Pero el teatro logra borrar cualquier señalamiento. No importa de qué barrio es cada uno de los actores, lo significativo es que todos coinciden en el anhelo de la paz para todo su municipio. Leonado asegura que lo que más disfruta de ser actor es que cruza las fronteras impuestas en los barrios, para llevar entretención y reflexión, y así resistir a la violencia de su municipio.
La extensa calle, sin pavimentar, es el escenario. Aproximadamente cien personas, entre niños, jóvenes y adultos, empiezan a acomodarse para ver Agua que me muero. La obra arranca risas, a pesar de que evidencia las dificultades a las que se enfrentan las familias de la zona por el mal servicio del acueducto. Al final invita a la movilización de la población para dar solución a sus problemas. Se escuchan aplausos.
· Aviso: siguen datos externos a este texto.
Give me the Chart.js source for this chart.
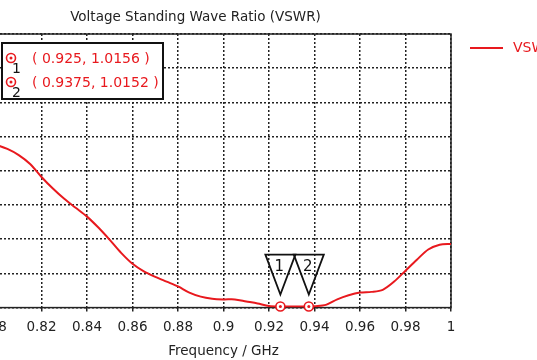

“El índice de Pobreza Multidimensional total en Tumaco es de 84,50%, con una incidencia urbana del 74% y una incidencia rural del 96,30%. Este municipio se caracteriza por las precarias condiciones de vida de sus habitantes debido a la limitada oferta de servicios básicos como agua potable y energía”, así describe la situación el Centro Latinoamericano para el Desarrollo Rural.
Las cifras revelan las problemáticas de la región. Respecto a esto Leonardo segura que “esa rutina – la que impone la pobreza- es lo que hace que los jóvenes piensen que la mejor alternativa para salir adelante son las armas, porque todo lo que miran a cada rato son policías, soldados, entonces eso así nunca va a cambiar. La mejor alternativa es la educación. Los malos no son malos porque quieren, son malos por falta de oportunidades”.
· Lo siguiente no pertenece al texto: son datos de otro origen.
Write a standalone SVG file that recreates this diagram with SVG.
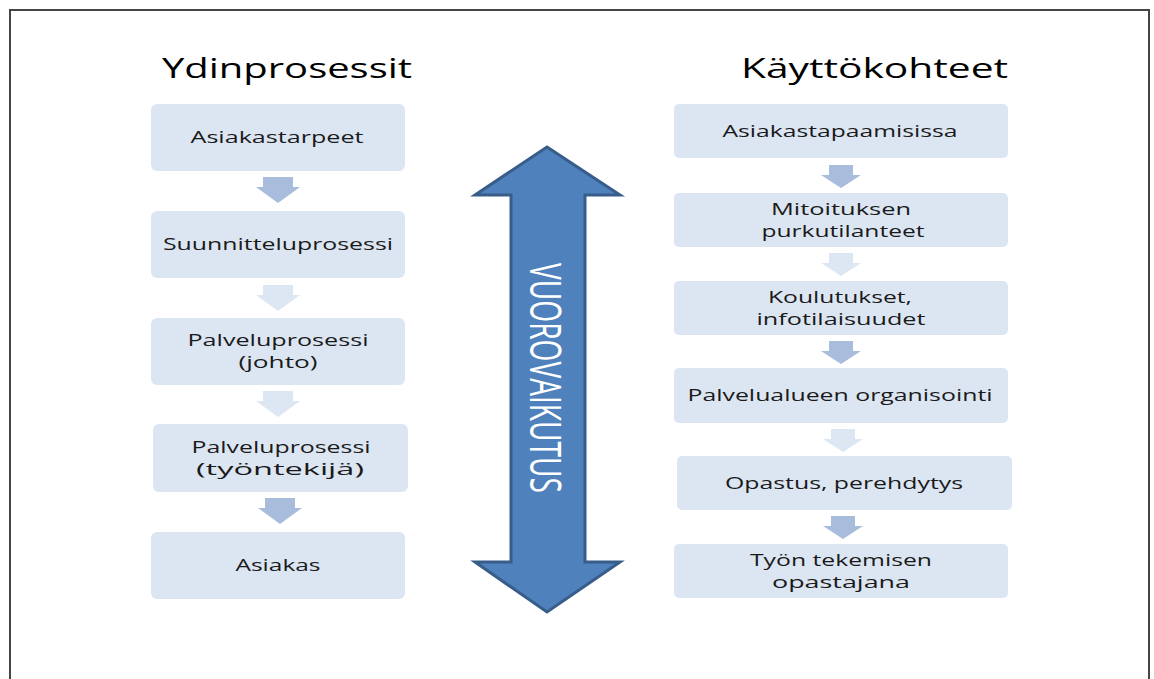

*** Fabio, Paola y Leonardo anhelan cambiar la historia de su región. Los tres han pasado del sueño a la generación de acciones en las que involucran a toda la comunidad para que la búsqueda de la paz sea una obra colectiva capaz de imponerse sobre los cultivos de coca, las fronteras invisibles, las bandas criminales y otros grupos armados ilegales que se han acentuado en el territorio a través de la violencia. Fabio, Paola y Leonardo quieren que en Tumaco se pueda vivir sin miedo.